**Instructions for the task**
Extract from the listing each line in which the word "that" appears.
-.-.-
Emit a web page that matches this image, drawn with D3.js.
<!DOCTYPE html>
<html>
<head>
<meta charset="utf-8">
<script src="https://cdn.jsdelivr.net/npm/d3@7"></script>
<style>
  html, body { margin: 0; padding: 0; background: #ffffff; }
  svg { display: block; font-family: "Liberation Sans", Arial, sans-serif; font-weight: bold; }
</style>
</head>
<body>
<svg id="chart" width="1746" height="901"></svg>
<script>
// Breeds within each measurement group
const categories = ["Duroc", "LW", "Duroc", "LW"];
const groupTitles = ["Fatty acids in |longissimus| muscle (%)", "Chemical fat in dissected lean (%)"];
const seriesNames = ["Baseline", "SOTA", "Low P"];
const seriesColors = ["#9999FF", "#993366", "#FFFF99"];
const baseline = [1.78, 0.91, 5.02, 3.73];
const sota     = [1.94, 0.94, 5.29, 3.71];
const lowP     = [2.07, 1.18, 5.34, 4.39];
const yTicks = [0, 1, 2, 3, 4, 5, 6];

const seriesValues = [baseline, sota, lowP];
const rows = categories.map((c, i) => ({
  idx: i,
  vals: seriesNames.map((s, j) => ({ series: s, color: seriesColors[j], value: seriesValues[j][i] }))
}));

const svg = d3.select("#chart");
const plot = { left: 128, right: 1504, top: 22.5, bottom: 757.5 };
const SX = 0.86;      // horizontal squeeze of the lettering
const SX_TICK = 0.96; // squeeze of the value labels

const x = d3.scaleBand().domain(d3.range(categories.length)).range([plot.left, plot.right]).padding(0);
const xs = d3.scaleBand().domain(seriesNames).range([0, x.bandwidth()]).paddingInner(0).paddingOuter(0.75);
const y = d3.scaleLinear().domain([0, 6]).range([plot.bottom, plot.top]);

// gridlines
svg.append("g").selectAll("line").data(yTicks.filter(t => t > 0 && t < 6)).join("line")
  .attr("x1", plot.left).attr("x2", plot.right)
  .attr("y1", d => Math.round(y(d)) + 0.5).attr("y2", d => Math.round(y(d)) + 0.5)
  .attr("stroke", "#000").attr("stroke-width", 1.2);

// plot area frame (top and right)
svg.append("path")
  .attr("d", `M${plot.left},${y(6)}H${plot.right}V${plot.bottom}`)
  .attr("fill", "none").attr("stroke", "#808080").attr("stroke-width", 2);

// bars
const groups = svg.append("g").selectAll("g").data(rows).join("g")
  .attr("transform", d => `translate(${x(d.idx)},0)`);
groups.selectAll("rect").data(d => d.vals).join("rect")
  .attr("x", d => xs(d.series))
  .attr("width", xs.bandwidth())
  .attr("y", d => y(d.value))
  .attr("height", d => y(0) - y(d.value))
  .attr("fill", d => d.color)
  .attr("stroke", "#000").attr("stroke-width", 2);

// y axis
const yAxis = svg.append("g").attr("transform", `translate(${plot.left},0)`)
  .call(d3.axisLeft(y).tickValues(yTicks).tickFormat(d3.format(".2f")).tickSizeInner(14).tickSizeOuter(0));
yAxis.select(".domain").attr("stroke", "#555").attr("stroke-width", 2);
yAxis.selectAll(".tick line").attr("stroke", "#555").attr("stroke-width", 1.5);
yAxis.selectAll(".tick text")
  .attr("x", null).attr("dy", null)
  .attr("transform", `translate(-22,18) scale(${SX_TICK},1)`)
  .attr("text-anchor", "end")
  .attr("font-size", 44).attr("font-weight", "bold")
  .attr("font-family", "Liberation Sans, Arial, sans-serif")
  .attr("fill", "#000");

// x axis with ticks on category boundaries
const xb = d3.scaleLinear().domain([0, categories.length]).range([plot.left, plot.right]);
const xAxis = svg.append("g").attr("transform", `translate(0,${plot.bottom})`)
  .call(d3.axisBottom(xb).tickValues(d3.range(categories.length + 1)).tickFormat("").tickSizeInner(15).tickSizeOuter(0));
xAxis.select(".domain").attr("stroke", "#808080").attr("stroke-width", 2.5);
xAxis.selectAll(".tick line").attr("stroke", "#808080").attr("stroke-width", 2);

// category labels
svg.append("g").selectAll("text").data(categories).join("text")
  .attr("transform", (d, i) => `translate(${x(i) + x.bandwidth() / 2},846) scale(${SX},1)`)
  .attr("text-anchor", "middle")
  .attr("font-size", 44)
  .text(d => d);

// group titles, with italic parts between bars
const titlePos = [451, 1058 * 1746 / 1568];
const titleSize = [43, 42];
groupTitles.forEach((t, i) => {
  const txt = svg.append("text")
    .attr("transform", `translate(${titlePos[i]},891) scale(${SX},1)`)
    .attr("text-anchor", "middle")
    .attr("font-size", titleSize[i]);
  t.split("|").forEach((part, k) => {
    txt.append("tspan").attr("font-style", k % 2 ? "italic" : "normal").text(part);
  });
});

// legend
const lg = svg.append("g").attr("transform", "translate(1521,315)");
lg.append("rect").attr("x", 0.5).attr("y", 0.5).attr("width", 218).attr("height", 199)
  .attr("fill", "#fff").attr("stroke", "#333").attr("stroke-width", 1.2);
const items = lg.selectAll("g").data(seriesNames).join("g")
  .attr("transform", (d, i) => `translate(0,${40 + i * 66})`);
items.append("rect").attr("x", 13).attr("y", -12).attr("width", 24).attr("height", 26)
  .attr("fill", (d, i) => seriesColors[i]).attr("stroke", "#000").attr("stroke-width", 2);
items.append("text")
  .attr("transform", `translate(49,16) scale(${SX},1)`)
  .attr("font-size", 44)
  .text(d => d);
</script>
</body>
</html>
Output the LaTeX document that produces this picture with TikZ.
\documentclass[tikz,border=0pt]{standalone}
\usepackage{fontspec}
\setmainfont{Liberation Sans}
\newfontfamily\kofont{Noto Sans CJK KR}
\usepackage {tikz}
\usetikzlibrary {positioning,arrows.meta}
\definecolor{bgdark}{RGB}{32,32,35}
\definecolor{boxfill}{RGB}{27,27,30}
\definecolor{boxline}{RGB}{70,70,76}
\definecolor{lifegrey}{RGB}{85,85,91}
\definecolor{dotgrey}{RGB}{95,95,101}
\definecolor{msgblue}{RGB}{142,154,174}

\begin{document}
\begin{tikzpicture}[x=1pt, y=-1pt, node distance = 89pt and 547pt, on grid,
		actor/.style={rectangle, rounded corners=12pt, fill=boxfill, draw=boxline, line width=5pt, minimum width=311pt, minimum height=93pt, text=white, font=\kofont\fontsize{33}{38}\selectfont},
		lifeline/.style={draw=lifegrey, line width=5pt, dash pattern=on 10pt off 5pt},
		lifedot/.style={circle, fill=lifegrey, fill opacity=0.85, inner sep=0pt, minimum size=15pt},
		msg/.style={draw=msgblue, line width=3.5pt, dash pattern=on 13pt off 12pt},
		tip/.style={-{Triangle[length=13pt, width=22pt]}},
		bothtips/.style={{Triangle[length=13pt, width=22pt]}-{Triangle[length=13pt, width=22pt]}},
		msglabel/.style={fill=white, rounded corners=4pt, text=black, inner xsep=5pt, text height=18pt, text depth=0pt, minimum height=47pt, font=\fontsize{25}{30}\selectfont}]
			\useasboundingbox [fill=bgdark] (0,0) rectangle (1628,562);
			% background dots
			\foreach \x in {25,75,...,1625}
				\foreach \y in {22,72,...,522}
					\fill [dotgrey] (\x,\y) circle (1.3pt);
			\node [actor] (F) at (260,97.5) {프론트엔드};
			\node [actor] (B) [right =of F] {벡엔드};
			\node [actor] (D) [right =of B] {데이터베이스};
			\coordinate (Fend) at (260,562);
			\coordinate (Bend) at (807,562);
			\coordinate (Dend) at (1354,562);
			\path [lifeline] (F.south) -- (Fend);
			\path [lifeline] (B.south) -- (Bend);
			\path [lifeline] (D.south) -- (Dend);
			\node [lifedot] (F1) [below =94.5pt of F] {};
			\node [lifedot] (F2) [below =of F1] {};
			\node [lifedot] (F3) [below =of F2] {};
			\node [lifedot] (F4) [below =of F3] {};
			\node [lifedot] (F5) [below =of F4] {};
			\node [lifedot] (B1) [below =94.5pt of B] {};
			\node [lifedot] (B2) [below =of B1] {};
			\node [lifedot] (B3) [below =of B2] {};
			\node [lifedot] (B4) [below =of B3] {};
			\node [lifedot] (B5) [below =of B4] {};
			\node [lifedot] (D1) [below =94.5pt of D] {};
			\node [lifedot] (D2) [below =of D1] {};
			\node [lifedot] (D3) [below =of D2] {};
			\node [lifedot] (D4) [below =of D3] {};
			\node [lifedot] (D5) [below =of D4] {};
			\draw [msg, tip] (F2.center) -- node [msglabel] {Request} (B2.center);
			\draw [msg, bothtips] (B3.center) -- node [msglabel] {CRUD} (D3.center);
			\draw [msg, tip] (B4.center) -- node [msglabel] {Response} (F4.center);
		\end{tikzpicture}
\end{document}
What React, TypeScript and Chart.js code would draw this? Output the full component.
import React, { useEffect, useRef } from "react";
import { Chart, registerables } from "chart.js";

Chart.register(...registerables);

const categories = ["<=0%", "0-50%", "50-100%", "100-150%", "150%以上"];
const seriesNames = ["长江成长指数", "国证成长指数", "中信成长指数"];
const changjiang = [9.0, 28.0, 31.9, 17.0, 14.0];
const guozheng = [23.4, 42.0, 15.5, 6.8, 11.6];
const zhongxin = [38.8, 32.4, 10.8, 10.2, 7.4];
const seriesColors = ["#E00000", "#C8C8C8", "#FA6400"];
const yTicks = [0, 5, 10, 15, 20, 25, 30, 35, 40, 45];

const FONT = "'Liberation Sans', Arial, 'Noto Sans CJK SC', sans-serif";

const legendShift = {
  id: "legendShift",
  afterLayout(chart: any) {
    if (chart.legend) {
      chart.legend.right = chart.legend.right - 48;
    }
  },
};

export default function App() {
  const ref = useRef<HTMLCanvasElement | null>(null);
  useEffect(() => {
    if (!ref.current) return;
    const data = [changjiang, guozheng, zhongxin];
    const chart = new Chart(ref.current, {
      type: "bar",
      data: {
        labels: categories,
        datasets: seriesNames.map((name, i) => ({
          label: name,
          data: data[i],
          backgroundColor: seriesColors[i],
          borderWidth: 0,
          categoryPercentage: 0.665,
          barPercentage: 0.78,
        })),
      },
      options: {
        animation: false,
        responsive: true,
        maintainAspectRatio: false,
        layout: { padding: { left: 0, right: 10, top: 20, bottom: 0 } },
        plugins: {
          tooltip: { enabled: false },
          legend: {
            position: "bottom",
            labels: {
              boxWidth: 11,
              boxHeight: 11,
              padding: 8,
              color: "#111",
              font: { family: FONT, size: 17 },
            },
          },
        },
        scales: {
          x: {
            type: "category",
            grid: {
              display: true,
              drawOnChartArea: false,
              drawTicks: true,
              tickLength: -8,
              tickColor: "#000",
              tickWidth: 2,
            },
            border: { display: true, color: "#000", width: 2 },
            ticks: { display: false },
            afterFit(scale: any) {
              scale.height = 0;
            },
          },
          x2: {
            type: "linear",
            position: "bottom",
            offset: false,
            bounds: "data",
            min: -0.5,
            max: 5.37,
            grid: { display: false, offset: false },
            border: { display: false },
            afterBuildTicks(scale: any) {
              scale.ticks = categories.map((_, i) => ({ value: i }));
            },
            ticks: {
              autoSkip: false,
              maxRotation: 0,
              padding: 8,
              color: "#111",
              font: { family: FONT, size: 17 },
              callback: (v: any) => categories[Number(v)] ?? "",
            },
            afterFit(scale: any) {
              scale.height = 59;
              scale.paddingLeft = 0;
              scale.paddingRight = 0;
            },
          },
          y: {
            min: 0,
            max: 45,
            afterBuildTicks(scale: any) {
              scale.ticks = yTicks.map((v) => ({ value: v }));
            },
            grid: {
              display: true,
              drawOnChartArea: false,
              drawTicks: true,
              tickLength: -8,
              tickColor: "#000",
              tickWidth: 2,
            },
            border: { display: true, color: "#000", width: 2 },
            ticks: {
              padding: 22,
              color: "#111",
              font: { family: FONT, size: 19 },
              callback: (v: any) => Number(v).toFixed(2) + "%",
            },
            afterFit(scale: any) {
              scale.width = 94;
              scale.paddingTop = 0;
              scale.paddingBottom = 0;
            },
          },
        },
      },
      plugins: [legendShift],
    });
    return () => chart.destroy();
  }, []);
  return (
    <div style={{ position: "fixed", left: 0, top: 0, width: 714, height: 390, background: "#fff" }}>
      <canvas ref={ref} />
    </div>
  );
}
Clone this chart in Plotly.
-.-.-
**Written response**
Emit a web page that matches this image, drawn with D3.js.
Output the LaTeX document that produces this picture with TikZ.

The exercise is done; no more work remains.